◆ RECORDS TO PROCESS:

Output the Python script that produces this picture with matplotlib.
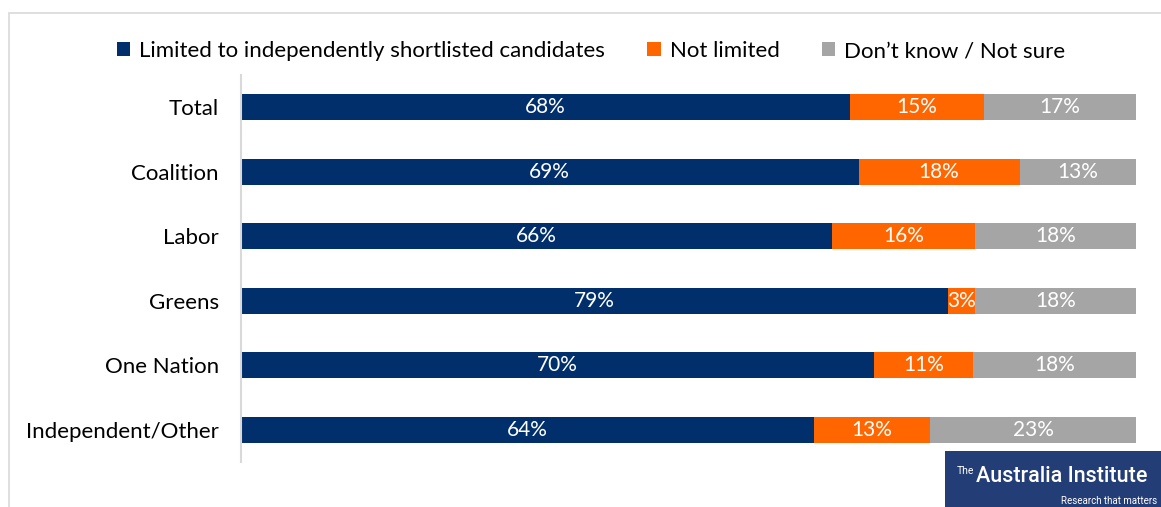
import numpy as np
import matplotlib.pyplot as plt
from matplotlib.patches import Rectangle

# Data
groups = ['Total', 'Coalition', 'Labor', 'Greens', 'One Nation', 'Independent/Other']
limited = [68, 69, 66, 79, 70, 64]
not_limited = [15, 18, 16, 3, 11, 13]
dont_know = [17, 13, 18, 18, 18, 23]
series_names = ['Limited to independently shortlisted candidates', 'Not limited', 'Don\u2019t know / Not sure']
colors = ['#002F6C', '#FF6600', '#A5A5A5']

plt.rcParams['font.family'] = ['Lato', 'DejaVu Sans']

fig = plt.figure(figsize=(11.61, 5.07), dpi=100)
ax = fig.add_axes([241/1161, 1 - 462/507, (1136-241)/1161, (462-75)/507])

data = np.array([limited, not_limited, dont_know], dtype=float)
totals = data.sum(axis=0)  # rounded shares don't always add to 100, bars fill the row

y = np.arange(len(groups))
left = np.zeros(len(groups))
for vals, name, col in zip(data, series_names, colors):
    widths = vals / totals * 100
    ax.barh(y, widths, left=left, height=0.4, color=col, label=name)
    for yi, l, w, v in zip(y, left, widths, vals):
        ax.text(l + w/2, yi, f'{int(v)}%', ha='center', va='center', color='white', fontsize=15)
    left += widths

ax.set_xlim(0, 100)
ax.set_ylim(len(groups) - 0.5, -0.5)
ax.set_yticks(y)
ax.set_yticklabels(groups, fontsize=16)
ax.tick_params(axis='y', length=0, pad=16)
ax.set_xticks([])
for s in ['top', 'right', 'bottom']:
    ax.spines[s].set_visible(False)
ax.spines['left'].set_color('#D9D9D9')
ax.spines['left'].set_linewidth(1.5)

leg = fig.legend(loc='center', bbox_to_anchor=(591/1161, 1 - 51/507), ncol=3, frameon=False,
                 fontsize=16, handlelength=0.6, handleheight=0.6, handletextpad=0.4, columnspacing=1.9)

# outer frame
fig.add_artist(Rectangle((9/1161, -0.1), 1.2, 1 - 13/507 + 0.1, transform=fig.transFigure,
                         fill=False, edgecolor='#D9D9D9', linewidth=1.2))

# logo
fig.add_artist(Rectangle((945/1161, 0), 216/1161, 56/507, transform=fig.transFigure,
                         facecolor='#233D76', edgecolor='none'))
fig.text(957/1161, 1 - 471/507, 'The', color='white', fontsize=7.5, ha='left', va='center',
         family=['Roboto', 'DejaVu Sans'])
fig.text(976/1161, 1 - 477/507, 'Australia Institute', color='white', fontsize=15.5, ha='left', va='center',
         family=['Roboto', 'DejaVu Sans'], fontweight='medium')
fig.text(1157/1161, 1 - 501/507, 'Research that matters', color='white', fontsize=7, ha='right', va='center',
         family=['Roboto', 'DejaVu Sans'])

fig.savefig('out.png', dpi=100)
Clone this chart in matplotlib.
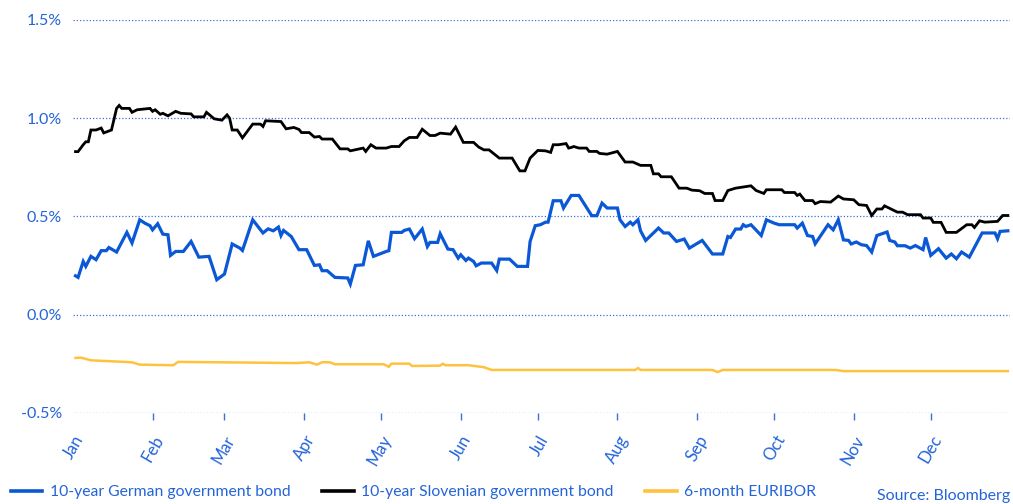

◆ REQUIREMENTS: Repeat the listing above from its first line through the line that contains "fill=False, edgecolor='#D9D9D9', linewidth=1.2))", both included, and nothing more. Drop the pictures.

◆ EXERCISE SOLUTION:
Output the Python script that produces this picture with matplotlib.
import numpy as np
import matplotlib.pyplot as plt
from matplotlib.patches import Rectangle

# Data
groups = ['Total', 'Coalition', 'Labor', 'Greens', 'One Nation', 'Independent/Other']
limited = [68, 69, 66, 79, 70, 64]
not_limited = [15, 18, 16, 3, 11, 13]
dont_know = [17, 13, 18, 18, 18, 23]
series_names = ['Limited to independently shortlisted candidates', 'Not limited', 'Don\u2019t know / Not sure']
colors = ['#002F6C', '#FF6600', '#A5A5A5']

plt.rcParams['font.family'] = ['Lato', 'DejaVu Sans']

fig = plt.figure(figsize=(11.61, 5.07), dpi=100)
ax = fig.add_axes([241/1161, 1 - 462/507, (1136-241)/1161, (462-75)/507])

data = np.array([limited, not_limited, dont_know], dtype=float)
totals = data.sum(axis=0)  # rounded shares don't always add to 100, bars fill the row

y = np.arange(len(groups))
left = np.zeros(len(groups))
for vals, name, col in zip(data, series_names, colors):
    widths = vals / totals * 100
    ax.barh(y, widths, left=left, height=0.4, color=col, label=name)
    for yi, l, w, v in zip(y, left, widths, vals):
        ax.text(l + w/2, yi, f'{int(v)}%', ha='center', va='center', color='white', fontsize=15)
    left += widths

ax.set_xlim(0, 100)
ax.set_ylim(len(groups) - 0.5, -0.5)
ax.set_yticks(y)
ax.set_yticklabels(groups, fontsize=16)
ax.tick_params(axis='y', length=0, pad=16)
ax.set_xticks([])
for s in ['top', 'right', 'bottom']:
    ax.spines[s].set_visible(False)
ax.spines['left'].set_color('#D9D9D9')
ax.spines['left'].set_linewidth(1.5)

leg = fig.legend(loc='center', bbox_to_anchor=(591/1161, 1 - 51/507), ncol=3, frameon=False,
                 fontsize=16, handlelength=0.6, handleheight=0.6, handletextpad=0.4, columnspacing=1.9)

# outer frame
fig.add_artist(Rectangle((9/1161, -0.1), 1.2, 1 - 13/507 + 0.1, transform=fig.transFigure,
                         fill=False, edgecolor='#D9D9D9', linewidth=1.2))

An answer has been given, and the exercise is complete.